Whether you fancy afternoon tea, a pub lunch or a classic cuisine in brasserie, Stratford upon Avon has a wide variety of choice. Many restaurants use locally sourced produce and offer local and international cuisine; a number of which have attained excellent awards. Many restaurants offer pre-theatre dinners, timed to ensure you don’t miss the performance.
Within a short journey from Stratford itself you can enjoy Blenheim Palace and the Cotswolds to the south, Worcester and the Malverns to the west, and The pump rooms at Royal Leamington Spa, Warwick Castle and Henley in Arden to the north. With easy road, rail and airport access and excellent schooling in the area, Stratford is a unique and most desirable place in which to live.
Properties in Stratford
Stratford-upon-Avon estate agent, Knight Frank, covers the beautiful countryside of Warwickshire, an area with some of the most prestigious property for sale in England.

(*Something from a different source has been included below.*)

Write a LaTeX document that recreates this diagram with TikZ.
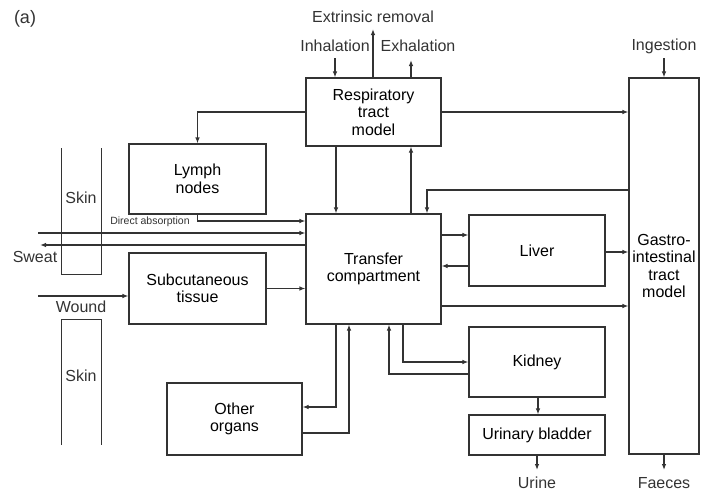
\documentclass[tikz,border=0pt]{standalone}
\usepackage{fontspec}
\setmainfont{Liberation Sans}
\usetikzlibrary{arrows.meta}
\definecolor{ink}{gray}{0.2}
\begin{document}
\begin{tikzpicture}[x=1pt,y=-1pt,
    box/.style={draw=ink, line width=1.1pt, align=center, inner sep=0pt},
    arr/.style={draw=ink, line width=1.1pt, -{Latex[length=6pt,width=4.5pt]}},
    lbl/.style={text=ink},
    font=\fontsize{16}{17.5}\selectfont]
  \useasboundingbox (0,0) rectangle (701,493);

  % Boxes
  \node[box, minimum width=135pt, minimum height=68pt] (resp) at (373.5,112) {Respiratory\\tract\\model};
  \node[box, minimum width=70pt, minimum height=376pt] (gi) at (664,266) {Gastro-\\intestinal\\tract\\model};
  \node[box, minimum width=137pt, minimum height=70pt] (lymph) at (197.5,179) {Lymph\\nodes};
  \node[box, minimum width=135pt, minimum height=110pt] (transfer) at (373.5,269) {Transfer\\compartment};
  \node[box, minimum width=137pt, minimum height=71pt] (subcut) at (197.5,288.5) {Subcutaneous\\tissue};
  \node[box, minimum width=135pt, minimum height=72pt] (other) at (234.5,419) {Other\\organs};
  \node[box, minimum width=136pt, minimum height=71pt] (liver) at (537,250.5) {Liver};
  \node[box, minimum width=136pt, minimum height=70pt] (kidney) at (537,362) {Kidney};
  \node[box, minimum width=136pt, minimum height=40pt] (bladder) at (537,435) {Urinary bladder};

  % Skin layers
  \draw[ink, line width=1pt] (61,148) -- (61,274) -- (101,274) -- (101,148);
  \draw[ink, line width=1pt] (61,445) -- (61,319) -- (101,319) -- (101,445);
  \node[lbl] (skinA) at (81,198) {Skin};
  \node[lbl] (skinB) at (81,376) {Skin};

  % Labels
  \node[lbl, font=\fontsize{18}{20}\selectfont] (panel) at (25,19) {(a)};
  \node[lbl] (extr) at (373,17) {Extrinsic removal};
  \node[lbl] (inh) at (335,46) {Inhalation};
  \node[lbl] (exh) at (418,46) {Exhalation};
  \node[lbl] (ing) at (664,46) {Ingestion};
  \node[lbl] (faeces) at (664,483) {Faeces};
  \node[lbl] (urine) at (537,483) {Urine};
  \node[lbl] (sweat) at (35,257) {Sweat};
  \node[lbl] (wound) at (81,307) {Wound};
  \node[lbl, font=\fontsize{10.5}{12}\selectfont] (direct) at (150,222) {Direct absorption};

  % Free ends
  \coordinate (extrtip) at (373,29);
  \coordinate (inhin) at (335,58);
  \coordinate (exhtip) at (411,60);
  \coordinate (ingin) at (664,58);
  \coordinate (faecestip) at (664,470);
  \coordinate (urinetip) at (537,470);
  \coordinate (absin) at (38,233);
  \coordinate (sweattip) at (40,245);
  \coordinate (woundin) at (38,296);

  % Respiratory tract
  \draw[arr] (extrtip |- resp.north) -- (extrtip);
  \draw[arr] (inhin) -- (inhin |- resp.north);
  \draw[arr] (exhtip |- resp.north) -- (exhtip);
  \draw[arr] (resp.west) -| (lymph.north);
  \draw[arr] (resp.east) -- (resp.east -| gi.west);
  \draw[arr] (336,0 |- resp.south) -- (336,0 |- transfer.north);
  \draw[arr] (411,0 |- transfer.north) -- (411,0 |- resp.south);

  % Gastro-intestinal tract
  \draw[arr] (ingin) -- (gi.north);
  \draw[arr] (gi.south) -- (faecestip);
  \draw[arr] (gi.west |- 0,190) -| (427,0 |- transfer.north);

  % Skin entries
  \draw[arr] (lymph.south) |- (transfer.west |- 0,221);
  \draw[arr] (absin) -- (transfer.west |- absin);
  \draw[arr] (transfer.west |- sweattip) -- (sweattip);
  \draw[arr] (woundin) -- (subcut.west |- woundin);
  \draw[arr] (subcut.east) -- (subcut.east -| transfer.west);

  % Liver
  \draw[arr] (transfer.east |- 0,235) -- (liver.west |- 0,235);
  \draw[arr] (liver.west |- 0,266) -- (transfer.east |- 0,266);
  \draw[arr] (liver.east |- 0,252) -- (gi.west |- 0,252);
  \draw[arr] (transfer.east |- 0,306) -- (gi.west |- 0,306);

  % Kidney and bladder
  \draw[arr] (403,0 |- transfer.south) |- (kidney.west);
  \draw[arr] (kidney.west |- 0,374) -| (389,0 |- transfer.south);
  \draw[arr] (kidney.south -| 538,0) -- (bladder.north -| 538,0);
  \draw[arr] (bladder.south) -- (urinetip);

  % Other organs
  \draw[arr] (336,0 |- transfer.south) |- (other.east |- 0,407);
  \draw[arr] (other.east |- 0,433) -| (349,0 |- transfer.south);
\end{tikzpicture}
\end{document}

Whether you are looking for an imposing mansion, a country cottage, town centre apartment, Regency townhouse, Victorian terrace or Georgian manor house, a farm estate or a modern family home; Knight Frank can help you find the property that’s right for you.
Founded by Saxons in the 7th century, the name Stratford-upon-Avon is made up of Celtic and Saxon words with straet, meaning "street", and ford, meaning that a Roman road forded the River Avon at the site of the town. A typical village until the 12th century, it was transformed into a town and granted the right to hold weekly markets by King Richard I in 1196. On 23 April 1564, William Shakespeare was born in a house on Henley Street. He married Anne Hathaway and moved to London, beginning a successful career as an actor, writer and part owner of a playing company called the Lord Chamberlain’s Men, later known as the King’s Men. Shakespeare spent the last five years of his life in Stratford, by now a wealthy man. He died on 23 April 1616 and was buried in Holy Trinity Church in Stratford. In 1769 the actor David Garrick staged a major Shakespeare Jubilee which saw the construction of a large rotunda and the influx of many visitors for the three day event. This contributed to the growing phenomenon of Bardolatry which made Stratford a major tourist destination.